Все мы «родом из детства», а значит – из семьи. Но (и это, может быть, самое глубокое противоречие и самая неожиданная загадка, с которыми нам приходится столкнуться уже в исходном пункте анализа) далеко не каждый человек «родом» из той семьи, глава которой его собственный отец. Как показывает уже этимологический анализ, для древнего общества это общая норма. Но и там, где внутри патриархальных объединений складывается так называемая малая семья (прообраз современной нуклеарной), парадокс сохраняет силу. Нам предстоит увидеть, что даже само словоупотребление «моя семья» было допустимо только для главы «дома», практически единственного субъекта семейного права, для прочих, кто был лишь его объектом, оно составляло предмет своеобразной табуации. Практически вся история, вплоть до XX столетия, вершилась людьми, не знавшими семьи в привычном нам понимании этого слова. Вся культура нашего социума – и в особенности культура Средних веков и Нового времени – создавалась именно ими, ибо право построения собственного «дома» никогда не было тем, что давалось человеку от природы, но становилось родом награды за явленную доблесть или усердие в службе.

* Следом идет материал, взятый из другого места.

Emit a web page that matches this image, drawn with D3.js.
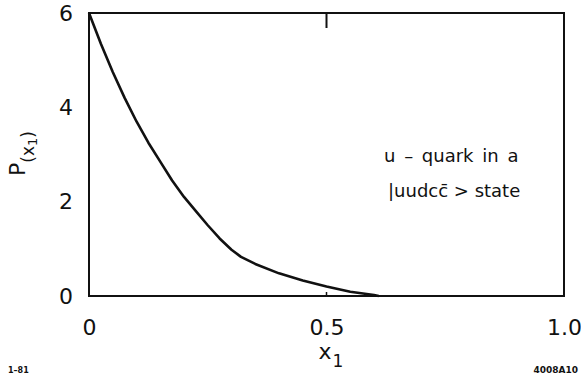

Впрочем, и социум состоит не из одних людей, да и содержание самого человека никоим образом не сводится к тому, что ограничивается его кожным покровом.

1.2. Амальгама человека

На первый взгляд может показаться странным включение совсем чужих людей и уж тем более неодушевленных предметов в состав группы, которая, на первый взгляд, должна объединяться исключительно кровнородственными связями. Однако рациональное объяснение этому есть. Ведь, строго говоря, и сегодня вещное окружение человека во многом продолжает восприниматься как своеобразное «продолжение», как «аура» его личности в материальном мире, и посягательство хотя бы на часть ее оказывается (пусть и в неявной форме) равнозначным посягательству на самого носителя. Так, преступление против собственности традиционно рассматривается как одно из тягчайших. И не случайно, ведь в нее вложен труд человека, а следовательно, его жизнь, он сам. Любое посягательство на нее – это косвенное посягательство на «часть» его собственной сущности, и надо ли удивляться тому, что древнее сознание вообще не отделяло человека от, казалось бы, посторонних по отношению к нему начал, что человек представлялся родом некоего сложносоставного существа, вбирающего в себя многое от внешнего мира?